First announced in spring 2012, Google Glass is now in use by a limited group of Google employees, developers, and about 10,000 early adopters (known as "Explorers") who were chosen by Google.

It costs to belong to that last category; as an Explorer, you have to pay $1,500 for the device and you cannot resell it. In fact, it's cost that might be one of the decisive factors to make or break Glass's market prospects. As the popular technology blogger and Glass Explorer Robert Scoble puts it, "The success of this [device] totally depends on price."

In public talks, he has asked audiences about their willingness to purchase a Glass headset, and found that most people were reluctant to buy the device at $500. But, he says, when he asked crowds about whether they'd purchase Glass at $200, "literally every hand went up."

"This was consistent, whether talking with students, or more mainstream, older audiences," Scoble said.

So how much will Glass cost?
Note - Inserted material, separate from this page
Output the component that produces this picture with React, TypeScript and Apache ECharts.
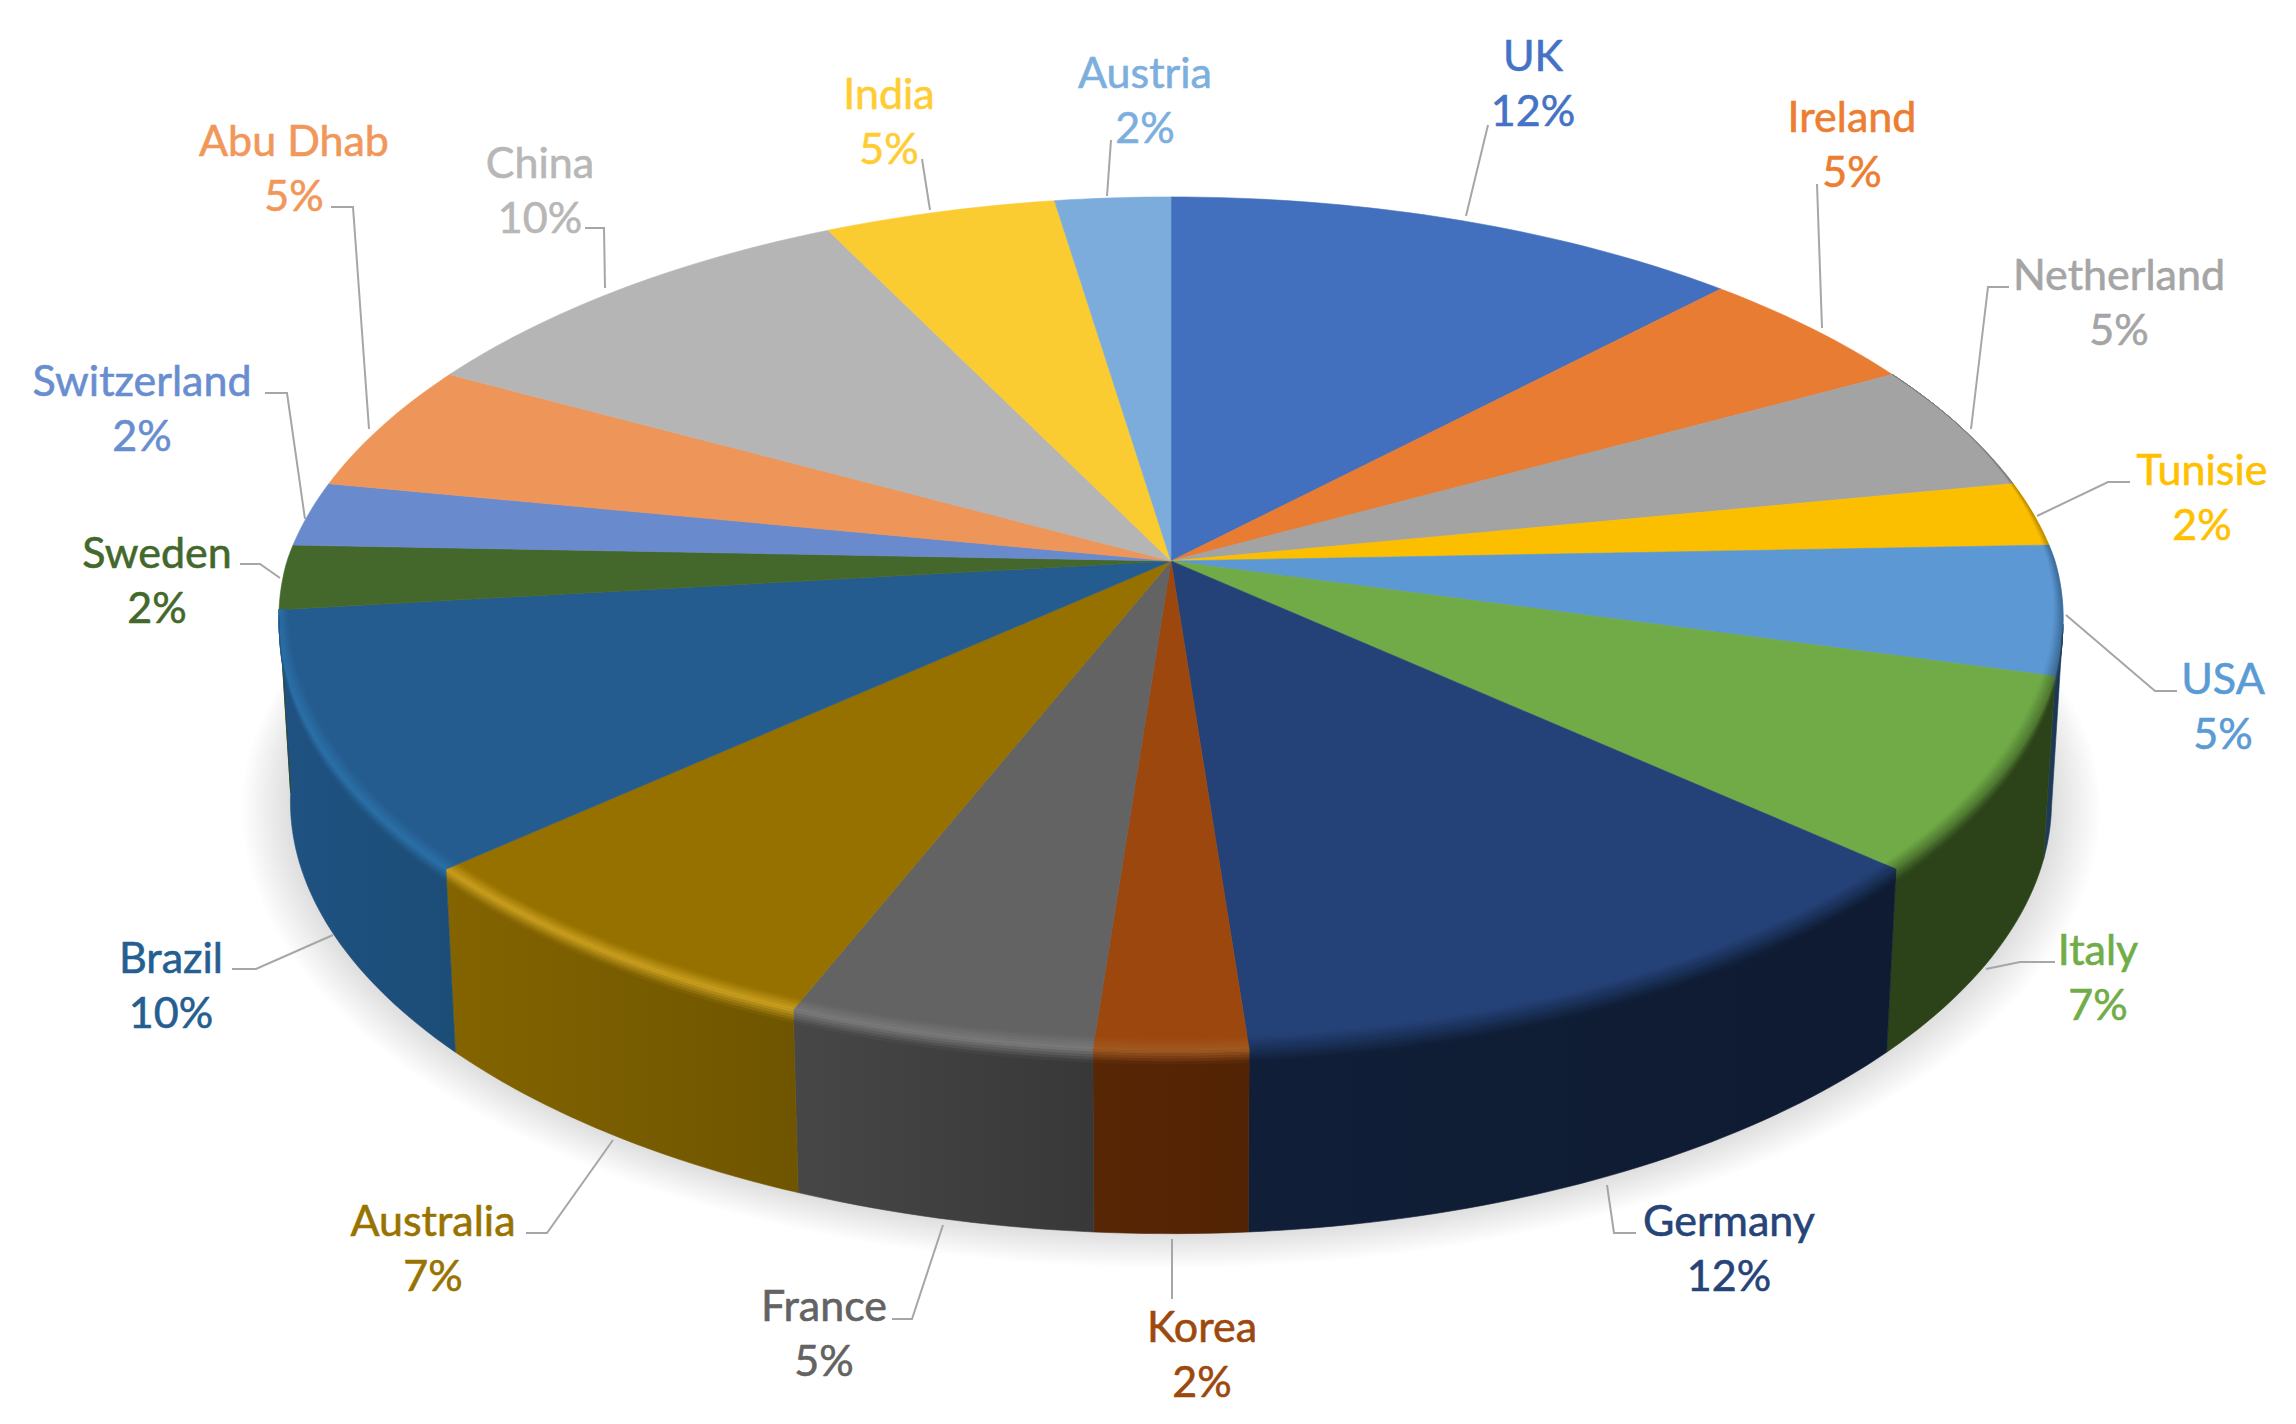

And what does it cost Google to make one?

We asked experts and we did some math ourselves. Based on the components used, it should cost less than $210 to produce one device.

The retail price will therefore all depend on what margin strategy Google will choose to use. So far, a Topology Research Institute analyst predicted that the device would carry an initial price tag of $299.

A Question of Price -- and Timing

Google has promised to expand the number of Glass Explorers this year, and the company has said that it will offer "even broader availability next year," which means that regular customers in the US will have to wait until 2014 to buy the device at a retail outlet. (There has been no news about when Glass will be available internationally.)

Google chairman Eric Schmidt delivered a slightly more specific message about the timing of a retail launch earlier this year. "Thousands of these [devices] will be in use by developers over the next months and then, based on their feedback, we'll make some product changes, and it's probably a year-ish away," he said in an April interview with the BBC.

By the time Glass makes it into the mass market, the price is expected to drop.

But Google has yet to provide any hints about the price tag for Glass. In 2012, Google employees were quoted as saying that Glass would be sold at roughly the price of a contemporary smartphone. However, the company did not respond to Minyanville's multiple requests for comment.

How do tech firms set a product price? Aside from taking into account the most obvious factors, like components used and margins imposed, the price of the product usually reflects the scale of production, special discounts (or lack of thereof), shipping, and customs fees as well.

And let's not forget about contractors' margins, too.

Google is reportedly outsourcing Glass production to Taiwan-based Foxconn Technology (TPE:2354), although speculation could not be confirmed. A Foxconn representative said in an email that Foxconn was not commenting on any existing or potential customers and their products.

Another possible production partner for Google is Shenzen, China-based PCH International, a third-party supplier of product development and production services, which also has offices in Ireland, South Korea, Japan, and Hong Kong. Last October, PCH International opened a new US location in San Francisco, just 35 miles away from the Google Campus in Mountain View. PCH International declined to comment on any possible relationship with Google, quoting internal policies that ban discussion of any individual companies or clients.
No positions in stocks mentioned.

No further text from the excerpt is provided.